От меня в трех шагах рыхло лежали поросшие травой комья земли - на этом месте палачи-добровольцы сталкивали застреленных в наспех вырытую траншею, неистовствовали, добивали раненых. Надо мною наглухо сомкнулась глухая беспросветная соловецкая ночь. Lasciate omnia speranza [Оставь всякую надежду (итал.)].
Лишь спустя много лет я узнал достоверные подробности гибели Осоргина, Сиверса, других знакомых, сотен соловецких узников. Тогда же мне только открылось, почему я не вижу никого из прежних товарищей по заключению. Все они, как писал Тургенев, "умерли, умерли". Нет. Не умерли - а убиты, казнены. Истреблены.
...Настал день, когда меня с утреннего развода не погнали на "общие", а отослали обратно в роту дожидаться "особого распоряжения". Это означало какую-то перемену и, разумеется, встревожило. Хотя, казалось бы, чего опасаться на том дне, куда швырнула меня судьба? Могло ли что быть безысходнее и мрачнее этой чреды дней взаперти? В гулком провале полутемного каменного колодца, с кишащей толпой голодных, грязных, пришибленных людей, поневоле враждебных друг другу? Каждый в каждом видел источник заразы и смерти, от которого хотелось быть за тридевять земель, а обстановка заставляла спать вповалку. Здоровые подкарауливали бредящих и умирающих, чтобы воспользоваться пайкой, ухватить обувь, теплые штаны, засаленную подушку.

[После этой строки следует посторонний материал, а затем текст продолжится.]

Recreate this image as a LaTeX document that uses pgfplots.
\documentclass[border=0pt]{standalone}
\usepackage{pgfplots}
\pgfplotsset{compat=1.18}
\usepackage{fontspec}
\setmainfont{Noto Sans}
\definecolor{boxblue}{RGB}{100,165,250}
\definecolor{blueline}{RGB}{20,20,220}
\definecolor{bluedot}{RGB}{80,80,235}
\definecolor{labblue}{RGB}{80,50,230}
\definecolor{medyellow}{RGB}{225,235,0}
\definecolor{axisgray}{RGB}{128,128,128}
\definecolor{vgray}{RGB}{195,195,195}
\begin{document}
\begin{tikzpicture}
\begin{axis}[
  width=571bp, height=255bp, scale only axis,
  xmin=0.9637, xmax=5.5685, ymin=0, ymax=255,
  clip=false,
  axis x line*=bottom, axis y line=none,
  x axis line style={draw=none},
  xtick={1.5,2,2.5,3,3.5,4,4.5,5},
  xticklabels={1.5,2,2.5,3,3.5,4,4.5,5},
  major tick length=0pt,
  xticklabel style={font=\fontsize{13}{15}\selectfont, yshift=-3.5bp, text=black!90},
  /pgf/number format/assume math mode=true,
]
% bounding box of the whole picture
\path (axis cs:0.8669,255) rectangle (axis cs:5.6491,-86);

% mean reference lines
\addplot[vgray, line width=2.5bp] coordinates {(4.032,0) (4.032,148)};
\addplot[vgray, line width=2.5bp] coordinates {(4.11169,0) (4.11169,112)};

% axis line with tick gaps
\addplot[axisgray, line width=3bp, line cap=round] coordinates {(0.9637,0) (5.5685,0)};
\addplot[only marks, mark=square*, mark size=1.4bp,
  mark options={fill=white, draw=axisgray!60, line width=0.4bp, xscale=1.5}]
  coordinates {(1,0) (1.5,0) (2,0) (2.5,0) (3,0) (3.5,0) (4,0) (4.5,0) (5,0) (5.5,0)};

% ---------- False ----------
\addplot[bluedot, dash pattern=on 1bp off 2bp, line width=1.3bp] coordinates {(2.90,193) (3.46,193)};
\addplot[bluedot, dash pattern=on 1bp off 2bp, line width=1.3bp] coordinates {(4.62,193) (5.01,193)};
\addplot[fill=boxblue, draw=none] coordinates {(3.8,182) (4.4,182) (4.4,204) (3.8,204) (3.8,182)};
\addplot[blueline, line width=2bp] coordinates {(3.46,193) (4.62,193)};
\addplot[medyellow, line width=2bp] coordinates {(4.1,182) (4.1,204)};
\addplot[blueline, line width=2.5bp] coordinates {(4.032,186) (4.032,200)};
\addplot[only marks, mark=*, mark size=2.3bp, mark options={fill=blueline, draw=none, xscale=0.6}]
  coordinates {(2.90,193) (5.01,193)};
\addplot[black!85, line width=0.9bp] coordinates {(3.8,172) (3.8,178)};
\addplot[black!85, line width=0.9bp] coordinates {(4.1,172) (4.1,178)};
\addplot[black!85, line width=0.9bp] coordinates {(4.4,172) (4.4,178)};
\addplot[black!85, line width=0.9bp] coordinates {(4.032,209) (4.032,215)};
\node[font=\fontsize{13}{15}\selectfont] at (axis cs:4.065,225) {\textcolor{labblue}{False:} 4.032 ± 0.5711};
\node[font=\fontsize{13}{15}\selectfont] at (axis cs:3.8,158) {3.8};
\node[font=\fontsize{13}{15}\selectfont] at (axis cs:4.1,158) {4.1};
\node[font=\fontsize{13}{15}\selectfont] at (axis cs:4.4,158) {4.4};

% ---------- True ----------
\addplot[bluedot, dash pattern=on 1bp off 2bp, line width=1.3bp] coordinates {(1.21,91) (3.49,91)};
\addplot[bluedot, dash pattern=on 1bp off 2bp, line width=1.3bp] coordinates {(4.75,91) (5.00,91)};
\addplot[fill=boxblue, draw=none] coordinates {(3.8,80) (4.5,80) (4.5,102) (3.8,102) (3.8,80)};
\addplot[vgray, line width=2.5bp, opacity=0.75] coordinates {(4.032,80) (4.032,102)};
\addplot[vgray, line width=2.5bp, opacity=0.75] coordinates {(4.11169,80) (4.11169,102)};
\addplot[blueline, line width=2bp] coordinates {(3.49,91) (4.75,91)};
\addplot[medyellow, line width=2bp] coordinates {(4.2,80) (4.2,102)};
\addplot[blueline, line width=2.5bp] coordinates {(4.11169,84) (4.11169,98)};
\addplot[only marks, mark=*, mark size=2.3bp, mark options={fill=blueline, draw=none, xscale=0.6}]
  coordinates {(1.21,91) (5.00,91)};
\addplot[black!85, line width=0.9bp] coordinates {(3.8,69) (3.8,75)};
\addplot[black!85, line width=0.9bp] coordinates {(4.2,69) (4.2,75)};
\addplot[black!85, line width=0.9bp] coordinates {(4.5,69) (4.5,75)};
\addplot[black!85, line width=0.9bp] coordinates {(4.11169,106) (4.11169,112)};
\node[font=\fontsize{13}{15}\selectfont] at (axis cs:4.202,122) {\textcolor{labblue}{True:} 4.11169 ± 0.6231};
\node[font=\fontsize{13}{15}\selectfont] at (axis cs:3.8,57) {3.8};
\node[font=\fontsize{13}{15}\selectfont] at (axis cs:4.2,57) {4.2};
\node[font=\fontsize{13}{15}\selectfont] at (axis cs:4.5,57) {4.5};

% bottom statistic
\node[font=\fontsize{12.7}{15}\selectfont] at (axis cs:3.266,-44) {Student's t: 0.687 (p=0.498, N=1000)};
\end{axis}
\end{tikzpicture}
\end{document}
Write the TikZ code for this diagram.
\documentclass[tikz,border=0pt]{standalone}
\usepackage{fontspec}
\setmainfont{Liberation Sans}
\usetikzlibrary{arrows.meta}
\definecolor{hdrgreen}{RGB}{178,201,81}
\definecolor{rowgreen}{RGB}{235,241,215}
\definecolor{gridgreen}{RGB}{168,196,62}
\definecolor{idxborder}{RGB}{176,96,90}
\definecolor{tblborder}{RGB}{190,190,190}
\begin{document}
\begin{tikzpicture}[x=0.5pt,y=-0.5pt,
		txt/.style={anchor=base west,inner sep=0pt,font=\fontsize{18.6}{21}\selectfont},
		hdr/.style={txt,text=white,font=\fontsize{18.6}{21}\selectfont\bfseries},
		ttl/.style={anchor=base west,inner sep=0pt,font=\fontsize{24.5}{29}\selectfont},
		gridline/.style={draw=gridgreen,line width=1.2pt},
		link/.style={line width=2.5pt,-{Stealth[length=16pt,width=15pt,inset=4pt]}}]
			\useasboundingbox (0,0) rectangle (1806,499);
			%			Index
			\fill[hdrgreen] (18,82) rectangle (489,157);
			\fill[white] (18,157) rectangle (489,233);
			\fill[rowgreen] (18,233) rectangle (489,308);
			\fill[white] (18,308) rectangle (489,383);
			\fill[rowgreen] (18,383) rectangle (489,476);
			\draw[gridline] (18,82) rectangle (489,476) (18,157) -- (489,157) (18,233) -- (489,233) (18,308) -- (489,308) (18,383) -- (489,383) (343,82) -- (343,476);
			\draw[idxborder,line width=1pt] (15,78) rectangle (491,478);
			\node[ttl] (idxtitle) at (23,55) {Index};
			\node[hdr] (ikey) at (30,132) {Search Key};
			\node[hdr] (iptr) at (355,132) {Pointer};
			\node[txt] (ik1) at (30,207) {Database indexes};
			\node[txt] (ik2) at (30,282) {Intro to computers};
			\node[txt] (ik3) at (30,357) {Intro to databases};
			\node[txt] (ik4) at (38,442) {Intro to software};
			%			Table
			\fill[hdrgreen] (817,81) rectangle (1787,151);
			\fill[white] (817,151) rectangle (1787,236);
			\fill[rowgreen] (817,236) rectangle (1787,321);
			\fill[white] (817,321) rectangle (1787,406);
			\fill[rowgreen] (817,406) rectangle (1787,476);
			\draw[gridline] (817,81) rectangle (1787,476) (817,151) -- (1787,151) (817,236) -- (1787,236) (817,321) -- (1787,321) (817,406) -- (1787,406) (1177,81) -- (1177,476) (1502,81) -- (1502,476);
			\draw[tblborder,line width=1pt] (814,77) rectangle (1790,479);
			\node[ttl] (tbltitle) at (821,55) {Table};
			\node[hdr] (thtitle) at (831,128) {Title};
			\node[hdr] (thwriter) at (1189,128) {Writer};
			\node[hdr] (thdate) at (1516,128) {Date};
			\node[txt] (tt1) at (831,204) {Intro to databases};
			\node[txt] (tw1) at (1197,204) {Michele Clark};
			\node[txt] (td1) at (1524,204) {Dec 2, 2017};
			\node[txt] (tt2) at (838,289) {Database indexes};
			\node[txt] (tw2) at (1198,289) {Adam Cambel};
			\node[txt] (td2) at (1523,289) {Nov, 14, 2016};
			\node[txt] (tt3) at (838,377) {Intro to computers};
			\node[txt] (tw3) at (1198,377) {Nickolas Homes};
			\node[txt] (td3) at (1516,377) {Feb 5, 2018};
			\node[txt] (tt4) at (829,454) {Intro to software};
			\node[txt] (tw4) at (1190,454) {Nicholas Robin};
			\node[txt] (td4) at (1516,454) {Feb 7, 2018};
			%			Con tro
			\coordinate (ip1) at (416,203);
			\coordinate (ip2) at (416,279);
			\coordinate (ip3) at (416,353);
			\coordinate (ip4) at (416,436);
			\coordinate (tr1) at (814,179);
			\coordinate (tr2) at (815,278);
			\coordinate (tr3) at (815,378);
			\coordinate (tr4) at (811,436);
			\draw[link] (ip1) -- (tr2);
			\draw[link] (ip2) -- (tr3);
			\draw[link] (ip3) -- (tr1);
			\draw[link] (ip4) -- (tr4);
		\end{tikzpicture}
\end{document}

На этот раз санобработку делали отнюдь не формально. Мне, как выяснилось, предстояло бывать в местах обитания начальства и вступать с ним в контакт. Поэтому мыли, стригли и прожаривали мои пожитки на совесть. Остриженный кругом под ноль, я был впущен в баню с порядочной банкой дезинфицирующего снадобья, с мылом и разрешением не торопиться. А баня-то еще монашеская! Просторная, с медными щедрыми кранами, полатями и особенно легким духом под низкими каменными сводами...
Затем я обрядился в новенькое белье с тесемками, брюки и гимнастерку, телогрейку - все хоть не первого срока, но выстиранное, прокаленное в сушилках. Из своего мне оставили только обувь. В таком облагороженном виде я был сдан на руки дневальному общежития лагерных "придурков" [Так лагерные работяги называли конторских служащих. (Прим. авт.)], к коим мне посчастливилось быть причисленным. В этом примыкавшем к прежнему Рухлядному корпусе с кельями были помещены работники Управления, уже, правда, не столь просторно, как в прошлое мое сидение: место монашеских деревянных диванов заступили узенькие топчаны на козлах, оставлявшие несколько проходов, едва достаточных, чтобы кое-как пробираться боком. Мой топчан, по счету одиннадцатый, был приткнут под вешалкой, у двери, без доступа сбоку. Зато были тощий тюфяк с перетертой соломой и суконное серое одеяло, созданное как бы специально для арестантов.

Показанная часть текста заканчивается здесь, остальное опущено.